[Figure scripts]
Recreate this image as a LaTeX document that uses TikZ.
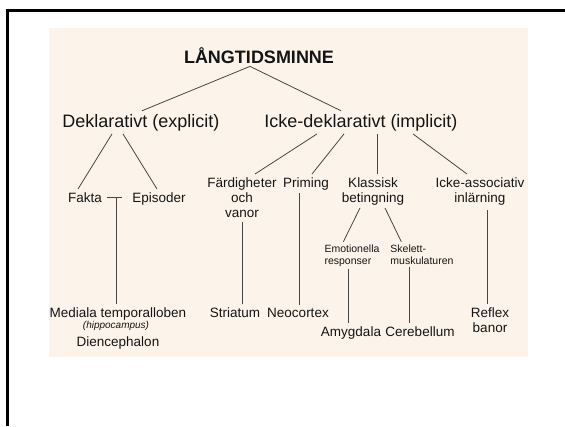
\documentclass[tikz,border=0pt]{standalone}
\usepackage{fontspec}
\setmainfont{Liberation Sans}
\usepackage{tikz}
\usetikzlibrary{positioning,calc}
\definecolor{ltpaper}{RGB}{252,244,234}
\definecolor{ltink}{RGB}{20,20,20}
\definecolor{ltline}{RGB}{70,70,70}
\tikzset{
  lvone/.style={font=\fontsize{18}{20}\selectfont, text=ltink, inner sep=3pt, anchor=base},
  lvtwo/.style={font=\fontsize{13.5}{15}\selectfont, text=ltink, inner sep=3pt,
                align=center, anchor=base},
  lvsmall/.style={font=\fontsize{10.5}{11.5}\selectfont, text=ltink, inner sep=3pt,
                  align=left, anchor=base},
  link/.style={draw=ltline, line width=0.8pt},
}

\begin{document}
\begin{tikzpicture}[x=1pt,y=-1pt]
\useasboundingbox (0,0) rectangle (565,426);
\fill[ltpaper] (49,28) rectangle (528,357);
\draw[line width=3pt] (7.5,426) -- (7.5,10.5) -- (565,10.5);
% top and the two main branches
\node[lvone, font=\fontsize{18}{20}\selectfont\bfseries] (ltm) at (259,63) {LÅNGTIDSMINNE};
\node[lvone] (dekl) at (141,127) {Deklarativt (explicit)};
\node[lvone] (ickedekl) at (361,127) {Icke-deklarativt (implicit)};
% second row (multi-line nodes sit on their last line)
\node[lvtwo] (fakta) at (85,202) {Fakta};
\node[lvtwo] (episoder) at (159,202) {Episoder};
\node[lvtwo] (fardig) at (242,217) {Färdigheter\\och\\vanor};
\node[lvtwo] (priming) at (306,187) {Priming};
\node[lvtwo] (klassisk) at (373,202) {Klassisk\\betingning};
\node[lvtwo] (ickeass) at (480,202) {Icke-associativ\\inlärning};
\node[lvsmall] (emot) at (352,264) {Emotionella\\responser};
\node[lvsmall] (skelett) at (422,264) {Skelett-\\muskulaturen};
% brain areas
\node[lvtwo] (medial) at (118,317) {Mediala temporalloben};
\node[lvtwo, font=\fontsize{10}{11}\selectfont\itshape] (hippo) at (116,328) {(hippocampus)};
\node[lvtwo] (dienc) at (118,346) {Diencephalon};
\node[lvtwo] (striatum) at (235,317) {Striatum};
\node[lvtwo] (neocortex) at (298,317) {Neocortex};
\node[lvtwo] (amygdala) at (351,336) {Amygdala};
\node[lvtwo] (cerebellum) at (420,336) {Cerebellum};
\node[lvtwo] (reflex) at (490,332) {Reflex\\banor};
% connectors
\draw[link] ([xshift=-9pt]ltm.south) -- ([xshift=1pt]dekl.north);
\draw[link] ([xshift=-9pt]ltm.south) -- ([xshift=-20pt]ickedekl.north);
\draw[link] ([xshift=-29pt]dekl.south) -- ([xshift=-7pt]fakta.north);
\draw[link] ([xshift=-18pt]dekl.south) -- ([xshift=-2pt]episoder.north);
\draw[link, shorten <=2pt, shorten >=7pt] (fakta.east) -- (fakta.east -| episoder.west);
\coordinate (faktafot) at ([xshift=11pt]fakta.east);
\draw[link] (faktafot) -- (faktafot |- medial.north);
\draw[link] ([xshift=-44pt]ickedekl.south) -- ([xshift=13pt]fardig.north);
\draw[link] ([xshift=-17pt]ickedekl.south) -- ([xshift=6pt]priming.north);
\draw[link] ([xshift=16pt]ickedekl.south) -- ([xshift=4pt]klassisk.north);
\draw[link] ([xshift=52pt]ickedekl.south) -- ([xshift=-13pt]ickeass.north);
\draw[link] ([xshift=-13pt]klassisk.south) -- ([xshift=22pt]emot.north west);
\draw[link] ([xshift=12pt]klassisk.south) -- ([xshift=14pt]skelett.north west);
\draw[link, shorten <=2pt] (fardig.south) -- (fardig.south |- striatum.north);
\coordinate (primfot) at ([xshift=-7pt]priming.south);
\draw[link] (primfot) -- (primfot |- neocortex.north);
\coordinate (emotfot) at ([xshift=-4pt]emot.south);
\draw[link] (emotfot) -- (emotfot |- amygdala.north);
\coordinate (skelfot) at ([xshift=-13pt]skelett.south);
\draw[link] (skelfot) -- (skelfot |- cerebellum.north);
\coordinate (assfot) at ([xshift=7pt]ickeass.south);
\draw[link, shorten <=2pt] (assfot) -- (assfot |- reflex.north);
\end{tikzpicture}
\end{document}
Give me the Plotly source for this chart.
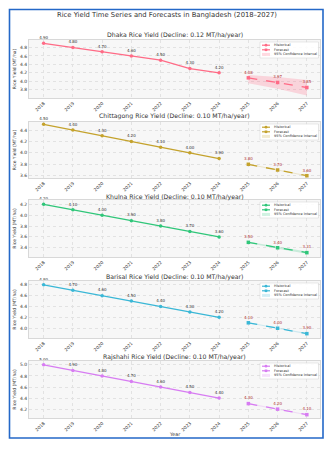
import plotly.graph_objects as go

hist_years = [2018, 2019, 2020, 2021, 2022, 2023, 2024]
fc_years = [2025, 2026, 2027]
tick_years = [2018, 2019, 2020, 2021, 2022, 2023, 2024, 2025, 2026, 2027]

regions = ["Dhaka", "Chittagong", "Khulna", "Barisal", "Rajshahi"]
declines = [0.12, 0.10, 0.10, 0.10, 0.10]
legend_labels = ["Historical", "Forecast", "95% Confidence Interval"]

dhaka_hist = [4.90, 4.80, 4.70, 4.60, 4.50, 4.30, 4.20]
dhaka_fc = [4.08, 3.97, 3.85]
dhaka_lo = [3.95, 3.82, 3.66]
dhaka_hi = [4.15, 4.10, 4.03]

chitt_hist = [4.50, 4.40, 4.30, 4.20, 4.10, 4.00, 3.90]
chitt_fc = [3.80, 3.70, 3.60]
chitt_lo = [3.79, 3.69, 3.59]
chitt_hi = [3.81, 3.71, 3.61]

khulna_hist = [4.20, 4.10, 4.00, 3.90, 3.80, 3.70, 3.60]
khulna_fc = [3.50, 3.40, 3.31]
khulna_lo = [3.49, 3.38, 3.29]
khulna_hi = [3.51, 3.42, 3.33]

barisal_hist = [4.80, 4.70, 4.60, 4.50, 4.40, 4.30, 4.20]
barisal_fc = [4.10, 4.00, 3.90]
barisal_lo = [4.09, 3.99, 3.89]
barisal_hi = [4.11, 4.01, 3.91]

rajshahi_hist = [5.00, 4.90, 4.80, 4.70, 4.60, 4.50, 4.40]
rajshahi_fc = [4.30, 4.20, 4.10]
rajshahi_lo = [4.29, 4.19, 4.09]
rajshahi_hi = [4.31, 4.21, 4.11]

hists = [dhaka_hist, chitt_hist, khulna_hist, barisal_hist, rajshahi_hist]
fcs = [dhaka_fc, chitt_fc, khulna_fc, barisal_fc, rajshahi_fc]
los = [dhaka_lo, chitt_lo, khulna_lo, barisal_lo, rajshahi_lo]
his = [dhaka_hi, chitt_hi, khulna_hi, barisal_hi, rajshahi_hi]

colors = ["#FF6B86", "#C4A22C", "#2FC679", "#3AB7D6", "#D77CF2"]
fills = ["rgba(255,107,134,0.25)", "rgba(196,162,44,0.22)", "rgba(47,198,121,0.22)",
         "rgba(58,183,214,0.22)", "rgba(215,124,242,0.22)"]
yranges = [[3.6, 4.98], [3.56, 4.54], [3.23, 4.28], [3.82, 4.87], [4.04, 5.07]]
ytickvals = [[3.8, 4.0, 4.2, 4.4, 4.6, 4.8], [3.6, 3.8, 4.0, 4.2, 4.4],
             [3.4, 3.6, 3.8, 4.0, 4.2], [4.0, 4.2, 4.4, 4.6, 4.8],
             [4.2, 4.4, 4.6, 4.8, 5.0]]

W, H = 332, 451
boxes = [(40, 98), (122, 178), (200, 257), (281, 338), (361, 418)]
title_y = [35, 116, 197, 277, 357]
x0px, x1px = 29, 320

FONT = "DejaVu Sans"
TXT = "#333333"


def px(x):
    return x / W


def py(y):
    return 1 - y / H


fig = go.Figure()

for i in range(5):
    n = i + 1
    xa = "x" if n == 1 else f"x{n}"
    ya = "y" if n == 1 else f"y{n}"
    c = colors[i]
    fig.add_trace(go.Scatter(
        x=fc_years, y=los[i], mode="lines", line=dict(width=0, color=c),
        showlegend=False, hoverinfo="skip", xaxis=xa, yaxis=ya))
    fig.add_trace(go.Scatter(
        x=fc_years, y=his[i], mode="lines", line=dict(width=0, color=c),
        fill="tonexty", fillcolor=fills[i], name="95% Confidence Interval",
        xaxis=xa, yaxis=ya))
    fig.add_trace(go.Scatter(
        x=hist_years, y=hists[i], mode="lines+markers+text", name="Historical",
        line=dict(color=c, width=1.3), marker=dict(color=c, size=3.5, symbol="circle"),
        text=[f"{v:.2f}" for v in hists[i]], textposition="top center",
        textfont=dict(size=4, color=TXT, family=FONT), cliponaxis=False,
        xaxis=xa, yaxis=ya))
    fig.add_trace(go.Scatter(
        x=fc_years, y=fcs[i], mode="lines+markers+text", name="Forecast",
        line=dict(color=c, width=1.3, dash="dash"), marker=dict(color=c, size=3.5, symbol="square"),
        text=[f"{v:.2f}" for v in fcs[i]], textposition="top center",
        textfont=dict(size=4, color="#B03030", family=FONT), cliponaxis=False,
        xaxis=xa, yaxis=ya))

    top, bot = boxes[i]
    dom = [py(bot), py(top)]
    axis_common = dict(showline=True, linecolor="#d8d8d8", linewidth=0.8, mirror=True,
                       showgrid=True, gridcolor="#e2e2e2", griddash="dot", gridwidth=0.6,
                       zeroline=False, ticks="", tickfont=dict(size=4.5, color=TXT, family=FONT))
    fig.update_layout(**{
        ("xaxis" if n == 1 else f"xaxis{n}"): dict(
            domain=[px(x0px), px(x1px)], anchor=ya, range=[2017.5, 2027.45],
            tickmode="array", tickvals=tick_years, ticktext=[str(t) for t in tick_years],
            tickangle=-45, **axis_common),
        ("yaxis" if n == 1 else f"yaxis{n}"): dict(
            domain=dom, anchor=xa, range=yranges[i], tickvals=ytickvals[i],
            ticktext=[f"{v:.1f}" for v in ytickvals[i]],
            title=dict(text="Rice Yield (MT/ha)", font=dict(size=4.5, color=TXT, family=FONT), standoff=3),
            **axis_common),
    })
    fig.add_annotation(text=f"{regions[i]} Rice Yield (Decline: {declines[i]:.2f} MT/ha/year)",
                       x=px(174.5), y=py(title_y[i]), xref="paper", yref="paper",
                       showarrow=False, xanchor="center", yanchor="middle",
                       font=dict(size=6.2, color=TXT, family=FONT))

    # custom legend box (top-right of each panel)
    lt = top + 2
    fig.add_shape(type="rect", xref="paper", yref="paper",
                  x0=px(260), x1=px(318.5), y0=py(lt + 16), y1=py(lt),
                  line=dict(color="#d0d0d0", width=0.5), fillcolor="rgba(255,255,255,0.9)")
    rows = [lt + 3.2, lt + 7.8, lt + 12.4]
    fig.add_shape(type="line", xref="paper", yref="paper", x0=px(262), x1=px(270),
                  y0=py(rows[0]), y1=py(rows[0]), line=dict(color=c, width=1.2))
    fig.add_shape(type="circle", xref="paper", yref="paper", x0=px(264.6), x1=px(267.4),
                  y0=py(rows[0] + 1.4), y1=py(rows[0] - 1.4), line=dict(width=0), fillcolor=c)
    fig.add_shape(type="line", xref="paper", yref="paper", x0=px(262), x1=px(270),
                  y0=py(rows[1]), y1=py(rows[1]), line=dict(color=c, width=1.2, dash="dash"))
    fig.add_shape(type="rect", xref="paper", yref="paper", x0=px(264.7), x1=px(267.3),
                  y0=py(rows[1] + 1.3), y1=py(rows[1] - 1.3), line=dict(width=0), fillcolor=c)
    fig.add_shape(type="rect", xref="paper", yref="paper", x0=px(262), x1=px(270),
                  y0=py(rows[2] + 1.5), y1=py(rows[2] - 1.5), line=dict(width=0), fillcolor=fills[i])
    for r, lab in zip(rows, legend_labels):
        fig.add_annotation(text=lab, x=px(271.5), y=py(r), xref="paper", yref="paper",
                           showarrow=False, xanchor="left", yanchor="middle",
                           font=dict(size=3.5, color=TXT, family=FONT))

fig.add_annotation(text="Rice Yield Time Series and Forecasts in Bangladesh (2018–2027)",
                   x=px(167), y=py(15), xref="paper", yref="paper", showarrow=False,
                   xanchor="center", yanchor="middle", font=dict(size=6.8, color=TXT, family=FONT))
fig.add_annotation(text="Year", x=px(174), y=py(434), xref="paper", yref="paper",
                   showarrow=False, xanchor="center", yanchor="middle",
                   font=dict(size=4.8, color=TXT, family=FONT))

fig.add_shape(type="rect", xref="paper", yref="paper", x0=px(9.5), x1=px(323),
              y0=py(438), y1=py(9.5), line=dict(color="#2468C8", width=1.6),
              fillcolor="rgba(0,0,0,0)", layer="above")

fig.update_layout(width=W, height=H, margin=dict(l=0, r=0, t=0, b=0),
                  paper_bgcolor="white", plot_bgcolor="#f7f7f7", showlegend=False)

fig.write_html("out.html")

To do — Determine how many lines of the data contain "this" and give nothing but that number.

Full response — 2